There is a feeling that the remedy before the Company Law Board is not really effective. I do feel that initially technicalities have considerably driven litigation before the Company Law Board and now the approach is slowly changing. We have got many judgments stressing on the word ‘oppression’ and ‘mismanagement’ and as to what are all the requirements to maintain a petition under section 397/398 of the Companies Act, 1956. I have also seen cases where the Courts held that the disputed facts can not be decided by the Company Law Board. But, the approach to the litigation under section 397/398 of the Companies Act, 1956 has slowly changed and now we can find a precedent where it is said that the CLB can pass orders even when ‘oppression’ or ‘mis-management’ is not proved in stricto-senso. We have seen as to how appeals under section 10 (f) are entertained now though the appeal is maintainable only on ‘question of law’. We have seen a good improvement under section 10 (f) that when the order of CLB is perverse, then, the perversity itself becomes a question of law under section 10 (f).
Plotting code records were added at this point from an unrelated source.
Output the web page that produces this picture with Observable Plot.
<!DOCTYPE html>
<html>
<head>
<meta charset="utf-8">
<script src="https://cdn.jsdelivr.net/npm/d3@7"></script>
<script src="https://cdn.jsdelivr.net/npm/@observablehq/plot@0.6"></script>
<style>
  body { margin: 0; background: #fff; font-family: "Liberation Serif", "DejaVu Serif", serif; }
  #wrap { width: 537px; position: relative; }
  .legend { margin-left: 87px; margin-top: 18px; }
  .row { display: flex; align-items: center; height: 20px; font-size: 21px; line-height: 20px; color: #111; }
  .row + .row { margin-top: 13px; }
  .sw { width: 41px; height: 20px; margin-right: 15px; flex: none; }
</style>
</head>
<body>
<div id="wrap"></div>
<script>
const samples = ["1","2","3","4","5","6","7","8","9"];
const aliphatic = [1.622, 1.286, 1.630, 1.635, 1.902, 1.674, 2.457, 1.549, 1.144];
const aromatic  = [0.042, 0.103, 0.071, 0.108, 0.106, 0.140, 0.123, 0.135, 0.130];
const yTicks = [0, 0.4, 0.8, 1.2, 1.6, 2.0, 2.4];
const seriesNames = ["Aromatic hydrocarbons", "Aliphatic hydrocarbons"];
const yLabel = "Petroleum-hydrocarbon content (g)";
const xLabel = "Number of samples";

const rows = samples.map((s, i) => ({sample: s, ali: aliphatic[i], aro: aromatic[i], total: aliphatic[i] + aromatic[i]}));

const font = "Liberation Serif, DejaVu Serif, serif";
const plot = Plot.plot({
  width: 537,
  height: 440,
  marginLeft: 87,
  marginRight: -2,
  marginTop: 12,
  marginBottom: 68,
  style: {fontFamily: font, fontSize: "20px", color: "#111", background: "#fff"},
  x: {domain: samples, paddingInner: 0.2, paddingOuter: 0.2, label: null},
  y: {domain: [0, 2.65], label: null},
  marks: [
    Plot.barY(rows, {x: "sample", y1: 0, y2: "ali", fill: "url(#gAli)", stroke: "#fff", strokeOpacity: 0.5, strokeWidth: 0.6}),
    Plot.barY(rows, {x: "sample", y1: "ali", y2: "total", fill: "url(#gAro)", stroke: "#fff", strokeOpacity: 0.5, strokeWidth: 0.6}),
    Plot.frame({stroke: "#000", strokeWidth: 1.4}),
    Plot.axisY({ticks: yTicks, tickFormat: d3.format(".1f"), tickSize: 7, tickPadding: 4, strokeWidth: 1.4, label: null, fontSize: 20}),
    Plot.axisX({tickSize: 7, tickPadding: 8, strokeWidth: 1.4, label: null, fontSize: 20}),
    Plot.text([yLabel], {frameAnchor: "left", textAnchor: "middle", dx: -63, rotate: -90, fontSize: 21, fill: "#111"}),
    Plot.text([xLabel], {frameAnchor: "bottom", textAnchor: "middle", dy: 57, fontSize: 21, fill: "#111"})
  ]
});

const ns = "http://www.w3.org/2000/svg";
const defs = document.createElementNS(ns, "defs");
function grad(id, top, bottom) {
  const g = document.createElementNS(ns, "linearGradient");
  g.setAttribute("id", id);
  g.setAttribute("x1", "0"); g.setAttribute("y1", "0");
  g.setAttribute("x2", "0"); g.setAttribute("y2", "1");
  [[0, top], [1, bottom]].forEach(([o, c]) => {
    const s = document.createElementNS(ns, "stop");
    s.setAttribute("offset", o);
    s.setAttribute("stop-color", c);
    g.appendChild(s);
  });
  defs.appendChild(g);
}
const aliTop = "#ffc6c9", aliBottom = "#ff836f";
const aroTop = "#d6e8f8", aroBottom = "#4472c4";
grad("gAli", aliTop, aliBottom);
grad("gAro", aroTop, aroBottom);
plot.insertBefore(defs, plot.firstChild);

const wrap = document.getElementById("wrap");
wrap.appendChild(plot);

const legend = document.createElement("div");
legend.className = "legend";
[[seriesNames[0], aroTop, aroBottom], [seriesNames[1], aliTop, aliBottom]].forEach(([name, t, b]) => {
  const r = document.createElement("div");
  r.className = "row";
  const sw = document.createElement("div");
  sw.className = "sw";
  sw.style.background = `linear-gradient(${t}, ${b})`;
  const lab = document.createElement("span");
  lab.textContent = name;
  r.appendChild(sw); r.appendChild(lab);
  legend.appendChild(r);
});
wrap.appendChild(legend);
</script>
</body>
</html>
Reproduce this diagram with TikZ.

The very important issue according to me under section 397/398 of the Companies Act, 1956 is about the power of the Company Law Board to set-aside agreements or contracts entered into between the Company and the outsiders and as to how to interpret section 402 in this regard. In my opinion, there can not be any restrictions on the Company Law Board in giving a finding with regard to any kind of oppressive or acts of mismanagement on the part of the majority in the Company. Unless a transaction is unrelated to the issue of oppression and mismanagement, the CLB should have authority to look into all issues and should be able to give an enforceable finding. If the CLB says that it can not decide the validity of agreements or contracts in all cases and if it says that any decision on the validity of an agreement or contract requires a trial, then, it will straight away defeat the very object of constitution of Company Law Board and the object of section 397/398 of the Companies Act, 1956. Everybody knows as to what happens if one approach the Civil Court and it’s a fact that finality to a civil dispute may not come even in 10 to 15 years for the obvious reasons. Under these circumstances, if the parties are advised to approach Civil Court under section 397/398 of the Act based on technicalities, then, I am sure that the high stakes of shareholders in the Company are very likely to be affected. For example, if a majority group in the Company manages to sell the valuable assets of the Company to an outsider mentioning very meager price in the Agreement or the Contract, then, the other minority shareholders are straight away gets affected. In these cases, CLB should be in a position to provide effective relief to the minority as otherwise, minority group may seriously get prejudiced. The functioning of Civil Courts and the object of constituting special tribunals requires a concentration in this regard and the Hon’ble Supreme Court, in CIVIL APPEAL NO.3717 OF 2005 between Madras Bar Association Vs. Union of India, was pleased to observe as follows:
“18. The argument generally advanced to support tribunalisation is as follows: The courts function under archaic and elaborate procedural laws and highly technical Evidence Law. To ensure fair play and avoidance of judicial error, the procedural laws provide for appeals, revisions and reviews, and allow parties to file innumerable applications and raise vexatious objections as a result of which the main matters get pushed to the background. All litigation in courts get inevitably delayed which leads to frustration and dissatisfaction among litigants. In view of the huge pendency, courts are not able to bestow attention and give priority to cases arising under special legislations. Therefore, there is a need to transfer some selected areas of litigation dealt with by traditional courts to special Tribunals. As Tribunals are free from the shackles of procedural laws and Evidence Law, they can provide easy access to speedy justice in a `cost-affordable’ and `user-friendly’ manner. Tribunals should have a Judicial Member and a Technical Member. The Judicial Member will act as a bulwark against apprehensions of bias and will ensure compliance with basic principles of natural justice such as fair hearing and reasoned orders. The Judicial Member would also ensure impartiality, fairness and reasonableness in consideration. The presence of Technical Member ensures the availability of expertise and experience related to the field of adjudication for which the special Tribunal is created, thereby improving the quality of adjudication and decision-making.”.
While it is true that unconnected issues can not be agitated before the Company Law Board under section 397/398 of the Companies Act, 1956, all issues which are part of oppression and mismanagement, are to be decided by the CLB without laying any emphasis on technicalities.
Note: the views expressed are my personal and a view point only.
V.DURGA RAO, Advocate, Madras High Court.